Exercise: Exactly repeat the material, dropping only the pictures.

━━━ Source material

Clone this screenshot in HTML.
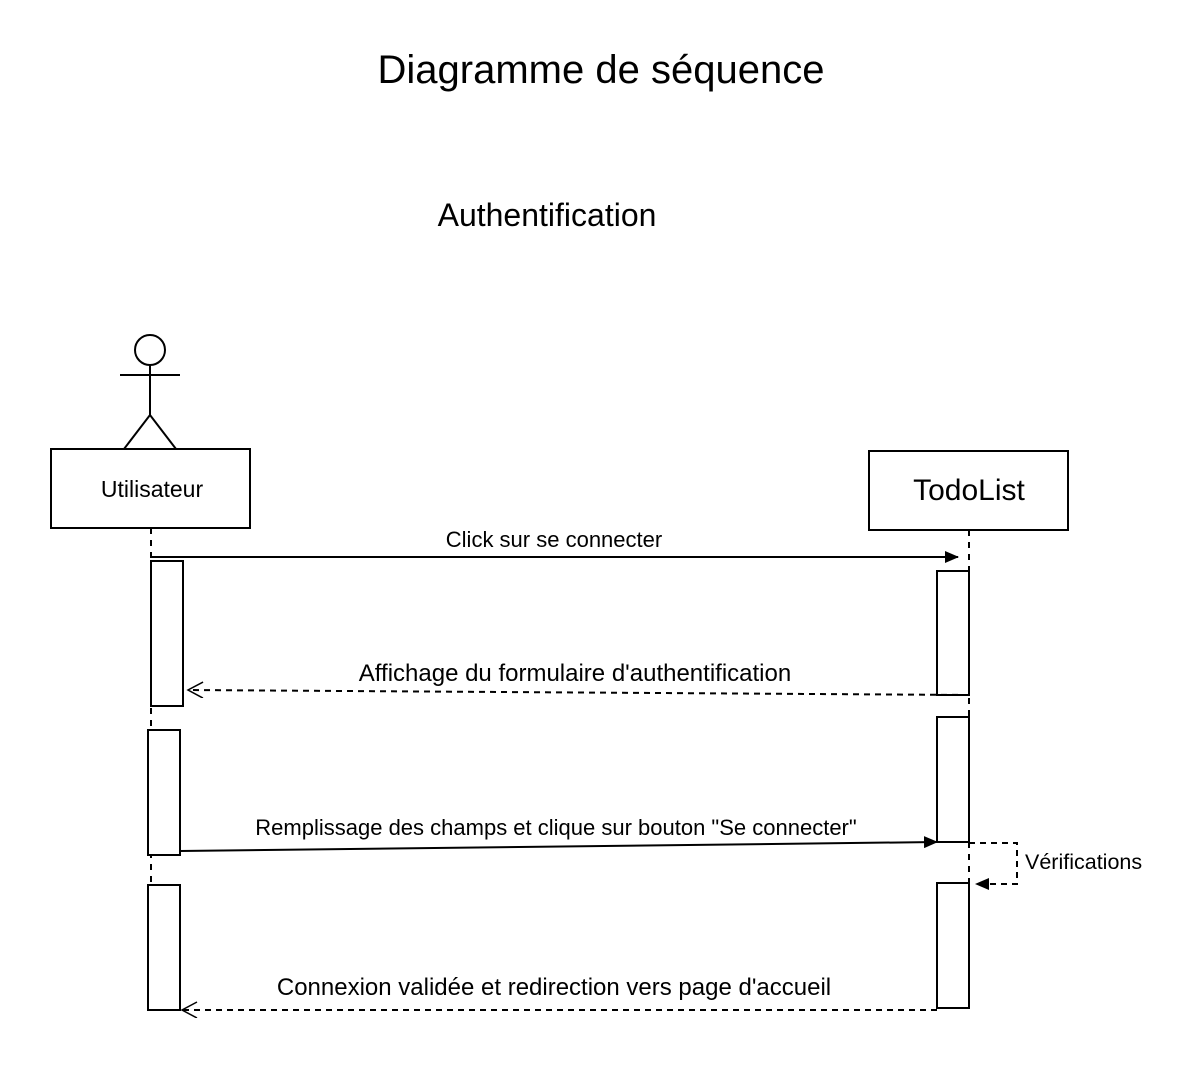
<!DOCTYPE html>
<html><head><meta charset="utf-8"><style>body{margin:0;background:#fff}svg{display:block}text{font-family:"Liberation Sans",sans-serif;fill:#000}</style></head><body>
<svg width="1194" height="1082" viewBox="0 0 1194 1082" xmlns="http://www.w3.org/2000/svg">
<defs>
<marker id="f" markerWidth="14" markerHeight="12" refX="13" refY="6" orient="auto" markerUnits="userSpaceOnUse"><path d="M0,0 L14,6 L0,12 z" fill="#000"/></marker>
<marker id="o" markerWidth="18" markerHeight="18" refX="16" refY="8" orient="auto" markerUnits="userSpaceOnUse"><path d="M1,0 L16,8 L1,16" fill="none" stroke="#000" stroke-width="1.5"/></marker>
</defs>
<text x="601" y="83" font-size="40" text-anchor="middle">Diagramme de séquence</text>
<text x="547" y="226" font-size="32" text-anchor="middle">Authentification</text>
<g stroke="#000" stroke-width="2" fill="none">
<circle cx="150" cy="350" r="15" fill="#fff"/>
<line x1="150" y1="365" x2="150" y2="415"/>
<line x1="120" y1="375" x2="180" y2="375"/>
<polyline points="124,449 150,415 176,449"/>
</g>
<rect x="51" y="449" width="199" height="79" fill="#fff" stroke="#000" stroke-width="2"/>
<text x="152" y="497" font-size="23" text-anchor="middle">Utilisateur</text>
<rect x="869" y="451" width="199" height="79" fill="#fff" stroke="#000" stroke-width="2"/>
<text x="969" y="500" font-size="30" text-anchor="middle">TodoList</text>
<g stroke="#000" stroke-width="2" stroke-dasharray="6,6">
<line x1="151" y1="528" x2="151" y2="1010"/>
<line x1="969" y1="530" x2="969" y2="1008"/>
</g>
<g fill="#fff" stroke="#000" stroke-width="2">
<rect x="151" y="561" width="32" height="145"/>
<rect x="148" y="730" width="32" height="125"/>
<rect x="148" y="885" width="32" height="125"/>
<rect x="937" y="571" width="32" height="124"/>
<rect x="937" y="717" width="32" height="125"/>
<rect x="937" y="883" width="32" height="125"/>
</g>
<g stroke="#000" stroke-width="2" fill="none">
<line x1="151" y1="557" x2="958" y2="557" marker-end="url(#f)"/>
<line x1="969" y1="695" x2="188" y2="690" stroke-dasharray="6,5" marker-end="url(#o)"/>
<line x1="180" y1="851" x2="937" y2="842" marker-end="url(#f)"/>
<polyline points="969,843 1017,843 1017,884 976,884" stroke-dasharray="6,5" marker-end="url(#f)"/>
<line x1="937" y1="1010" x2="182" y2="1010" stroke-dasharray="6,5" marker-end="url(#o)"/>
</g>
<text x="554" y="547" font-size="22" text-anchor="middle">Click sur se connecter</text>
<rect x="358" y="660" width="434" height="24" fill="#fff"/>
<text x="575" y="681" font-size="24" text-anchor="middle">Affichage du formulaire d'authentification</text>
<rect x="255" y="816" width="602" height="24" fill="#fff"/>
<text x="556" y="835" font-size="22" text-anchor="middle">Remplissage des champs et clique sur bouton "Se connecter"</text>
<text x="1025" y="869" font-size="21.5">Vérifications</text>
<rect x="277" y="974" width="553" height="26" fill="#fff"/>
<text x="554" y="995" font-size="24" text-anchor="middle">Connexion validée et redirection vers page d'accueil</text>
</svg>
</body></html>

━━━━━━

Task output:
Clone this screenshot in HTML.
<!DOCTYPE html>
<html><head><meta charset="utf-8"><style>body{margin:0;background:#fff}svg{display:block}text{font-family:"Liberation Sans",sans-serif;fill:#000}</style></head><body>
<svg width="1194" height="1082" viewBox="0 0 1194 1082" xmlns="http://www.w3.org/2000/svg">
<defs>
<marker id="f" markerWidth="14" markerHeight="12" refX="13" refY="6" orient="auto" markerUnits="userSpaceOnUse"><path d="M0,0 L14,6 L0,12 z" fill="#000"/></marker>
<marker id="o" markerWidth="18" markerHeight="18" refX="16" refY="8" orient="auto" markerUnits="userSpaceOnUse"><path d="M1,0 L16,8 L1,16" fill="none" stroke="#000" stroke-width="1.5"/></marker>
</defs>
<text x="601" y="83" font-size="40" text-anchor="middle">Diagramme de séquence</text>
<text x="547" y="226" font-size="32" text-anchor="middle">Authentification</text>
<g stroke="#000" stroke-width="2" fill="none">
<circle cx="150" cy="350" r="15" fill="#fff"/>
<line x1="150" y1="365" x2="150" y2="415"/>
<line x1="120" y1="375" x2="180" y2="375"/>
<polyline points="124,449 150,415 176,449"/>
</g>
<rect x="51" y="449" width="199" height="79" fill="#fff" stroke="#000" stroke-width="2"/>
<text x="152" y="497" font-size="23" text-anchor="middle">Utilisateur</text>
<rect x="869" y="451" width="199" height="79" fill="#fff" stroke="#000" stroke-width="2"/>
<text x="969" y="500" font-size="30" text-anchor="middle">TodoList</text>
<g stroke="#000" stroke-width="2" stroke-dasharray="6,6">
<line x1="151" y1="528" x2="151" y2="1010"/>
<line x1="969" y1="530" x2="969" y2="1008"/>
</g>
<g fill="#fff" stroke="#000" stroke-width="2">
<rect x="151" y="561" width="32" height="145"/>
<rect x="148" y="730" width="32" height="125"/>
<rect x="148" y="885" width="32" height="125"/>
<rect x="937" y="571" width="32" height="124"/>
<rect x="937" y="717" width="32" height="125"/>
<rect x="937" y="883" width="32" height="125"/>
</g>
<g stroke="#000" stroke-width="2" fill="none">
<line x1="151" y1="557" x2="958" y2="557" marker-end="url(#f)"/>
<line x1="969" y1="695" x2="188" y2="690" stroke-dasharray="6,5" marker-end="url(#o)"/>
<line x1="180" y1="851" x2="937" y2="842" marker-end="url(#f)"/>
<polyline points="969,843 1017,843 1017,884 976,884" stroke-dasharray="6,5" marker-end="url(#f)"/>
<line x1="937" y1="1010" x2="182" y2="1010" stroke-dasharray="6,5" marker-end="url(#o)"/>
</g>
<text x="554" y="547" font-size="22" text-anchor="middle">Click sur se connecter</text>
<rect x="358" y="660" width="434" height="24" fill="#fff"/>
<text x="575" y="681" font-size="24" text-anchor="middle">Affichage du formulaire d'authentification</text>
<rect x="255" y="816" width="602" height="24" fill="#fff"/>
<text x="556" y="835" font-size="22" text-anchor="middle">Remplissage des champs et clique sur bouton "Se connecter"</text>
<text x="1025" y="869" font-size="21.5">Vérifications</text>
<rect x="277" y="974" width="553" height="26" fill="#fff"/>
<text x="554" y="995" font-size="24" text-anchor="middle">Connexion validée et redirection vers page d'accueil</text>
</svg>
</body></html>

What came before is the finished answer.